I frowned, stepping forward and shoving him back against the cushion of the couch. “I don’t give a shit how many questions it is, Max! Why does your ex-girlfriend still have a key to your apartment!?”

“I don’t know, Shannon! I guess I never thought to ask for it back, damn!”

“That should’ve been the first thing you asked for, Max! As soon as you break up with someone, you ask for your shit back!”

“Well, I forgot about it until just now. Why are you acting like this?”

I gave him an obvious look, throwing my hands in the air with exasperation. “Because your ex has way more access to your place than I do! She could walk in here at any given moment and have her way with you! Women like her—I see through them. She’s sneaky and it’s clear she still wants you.”

He sighed and groaned and that really made me angry. He was drunk, yes, but right now he was being a complete asshole.

“You know what?” I shook my head, huffing a laugh as I turned around and picked up my satchel. “I’m out of here. I don’t have time for this.”

Max hopped up, rushing for me and catching me by the elbow before I could make it out the door. “Wait—Shakes, I didn’t even do anything!”

“Don’t call me that,” I seethed, glaring up at him. “Don’t fucking use that name with me right now.”

I snatched my arm out of his hand and turned away.

“Babe,” he called after me as I yanked the door open. I rushed down the hallway, ignoring him. “I’ll get the key back. If that’s what you want, I’ll get it back.”

I spun around, narrowing my eyes at him. “Max, it shouldn’t have even come down to what I want. I come here every fucking night and I have to knock on the door. She comes by and can just waltz right into your place and treat it like her own. How is that fair to me when I’m supposed to be your girlfriend now?”

He stared down at me, speechless. Max wasn’t always great at explaining or defending himself. I think he’d grown accustomed to not giving a fuck and shrugging everything off in his previous relationships, but I wasn’t those girls.

With me, it was different and he knew it. I was glad that he was willing to change for me, but he just wasn’t quite there yet. It was his birthday and I felt horrible for ruining it, but I had too much pride and too much respect for myself to stay.

I blew out a sigh and then stood on my toes, placing a kiss on his cheek.

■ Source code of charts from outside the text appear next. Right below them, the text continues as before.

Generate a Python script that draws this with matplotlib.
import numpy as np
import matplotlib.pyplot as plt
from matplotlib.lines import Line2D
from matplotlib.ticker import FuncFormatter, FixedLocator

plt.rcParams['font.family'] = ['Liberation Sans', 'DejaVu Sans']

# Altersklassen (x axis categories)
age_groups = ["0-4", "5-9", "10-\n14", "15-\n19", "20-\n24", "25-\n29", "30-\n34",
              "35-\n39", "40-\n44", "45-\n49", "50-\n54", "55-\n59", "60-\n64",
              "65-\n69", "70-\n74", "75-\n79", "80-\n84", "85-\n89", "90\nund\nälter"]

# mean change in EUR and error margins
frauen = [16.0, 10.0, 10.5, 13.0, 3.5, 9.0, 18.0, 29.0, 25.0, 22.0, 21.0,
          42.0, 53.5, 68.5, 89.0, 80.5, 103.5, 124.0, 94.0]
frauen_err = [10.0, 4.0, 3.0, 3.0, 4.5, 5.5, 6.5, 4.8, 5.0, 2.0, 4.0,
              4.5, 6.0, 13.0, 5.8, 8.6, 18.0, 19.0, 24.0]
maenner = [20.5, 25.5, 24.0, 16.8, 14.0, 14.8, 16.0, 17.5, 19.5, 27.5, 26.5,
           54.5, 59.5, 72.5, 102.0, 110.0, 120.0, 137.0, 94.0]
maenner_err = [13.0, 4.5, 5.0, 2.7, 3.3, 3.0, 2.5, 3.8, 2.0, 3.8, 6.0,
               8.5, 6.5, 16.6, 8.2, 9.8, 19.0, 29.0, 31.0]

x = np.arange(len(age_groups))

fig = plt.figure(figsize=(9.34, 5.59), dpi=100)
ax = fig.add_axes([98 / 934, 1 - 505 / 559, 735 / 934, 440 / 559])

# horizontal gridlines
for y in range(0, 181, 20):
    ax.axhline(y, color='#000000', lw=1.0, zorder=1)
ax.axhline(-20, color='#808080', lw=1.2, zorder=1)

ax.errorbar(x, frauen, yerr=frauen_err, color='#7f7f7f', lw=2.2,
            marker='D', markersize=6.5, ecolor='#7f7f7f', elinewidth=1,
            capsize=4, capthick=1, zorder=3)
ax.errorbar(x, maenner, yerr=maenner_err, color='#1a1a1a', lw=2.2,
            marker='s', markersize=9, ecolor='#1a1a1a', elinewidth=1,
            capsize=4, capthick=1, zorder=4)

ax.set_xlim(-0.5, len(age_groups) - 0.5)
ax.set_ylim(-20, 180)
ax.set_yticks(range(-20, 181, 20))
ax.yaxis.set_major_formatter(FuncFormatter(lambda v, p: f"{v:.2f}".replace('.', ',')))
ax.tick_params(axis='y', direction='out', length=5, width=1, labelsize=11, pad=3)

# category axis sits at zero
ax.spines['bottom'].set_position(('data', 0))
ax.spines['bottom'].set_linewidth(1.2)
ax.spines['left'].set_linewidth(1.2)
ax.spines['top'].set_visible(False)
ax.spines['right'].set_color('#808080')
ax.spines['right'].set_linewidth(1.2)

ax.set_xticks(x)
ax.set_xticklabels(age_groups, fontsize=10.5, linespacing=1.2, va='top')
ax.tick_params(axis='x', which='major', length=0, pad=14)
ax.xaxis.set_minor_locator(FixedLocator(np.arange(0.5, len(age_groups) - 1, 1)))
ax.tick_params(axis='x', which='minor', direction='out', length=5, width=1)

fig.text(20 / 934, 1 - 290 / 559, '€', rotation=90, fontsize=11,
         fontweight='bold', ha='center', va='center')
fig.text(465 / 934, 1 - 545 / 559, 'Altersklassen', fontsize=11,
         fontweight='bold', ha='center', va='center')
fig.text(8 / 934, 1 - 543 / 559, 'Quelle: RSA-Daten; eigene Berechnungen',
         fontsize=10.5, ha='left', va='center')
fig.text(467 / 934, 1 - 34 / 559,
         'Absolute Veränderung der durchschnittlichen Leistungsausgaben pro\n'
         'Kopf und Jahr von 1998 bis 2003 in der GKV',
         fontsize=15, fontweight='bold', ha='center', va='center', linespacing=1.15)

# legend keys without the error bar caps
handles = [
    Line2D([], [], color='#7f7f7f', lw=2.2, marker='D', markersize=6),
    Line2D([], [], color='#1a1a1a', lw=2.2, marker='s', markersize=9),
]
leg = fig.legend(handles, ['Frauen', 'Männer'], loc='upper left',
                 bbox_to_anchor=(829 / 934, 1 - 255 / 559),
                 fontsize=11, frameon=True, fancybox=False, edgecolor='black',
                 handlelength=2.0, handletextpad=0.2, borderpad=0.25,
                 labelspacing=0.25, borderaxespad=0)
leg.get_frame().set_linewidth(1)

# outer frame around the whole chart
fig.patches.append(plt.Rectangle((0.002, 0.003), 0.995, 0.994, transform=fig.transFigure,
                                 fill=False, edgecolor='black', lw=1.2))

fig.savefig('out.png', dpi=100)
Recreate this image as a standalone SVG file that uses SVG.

“Maybe you’ll get where I’m coming from when you’re sober. Until then, enjoy yourself, Max. Have a good night.” I walked away, catching myself before I could make it to the stairs. “Oh, and happy birthday.”

Still confused, he stood in the middle of the hallway, calling after me, begging me to come back. A good girlfriend would’ve tried to work it out the same night, but I wasn’t a good girlfriend. In fact, I am ashamed to admit I was a horrible one.

I can admit that back then, I wasn’t always the greatest partner to have. I figured since he was my boyfriend, that he had to do whatever it took to make me happy again. It was his job to make me happy.

Happy girl, happy world, right?

I was Max’s longest relationship. We’d been at it for five months and there were hardly any dull moments.

He loved that—that feeling of being comfortable with someone. Happy with them. Adoring every aspect of them just as they do the same to you.

But the problem was he was still learning, and I was already ahead. He had a lot of catching up to do and I didn’t know if I had the patience for it.

After all I’d been through, being patient for something that I wanted to happen never worked out. When I wanted or expected something I wanted or expected it in that exact moment.

Not months or years later.

Not tomorrow.

Not within the next hour.

Right fucking now.

I didn’t hear from Max the rest of the night, and it kind of pissed me off. No calls or voicemails. No apology texts. Nothing. I figured he either drank himself into oblivion while eating cake and passed out or just passed out period.

I went to work the following night, agitated and on edge. I was still upset because I hadn’t heard from him. He had a shift behind the bar with me and I wasn’t looking forward to it because at least he’d be sober and aware while working.

I got there first. He showed up minutes later, stepping behind the counter and rubbing his hands together, ready to tackle the night.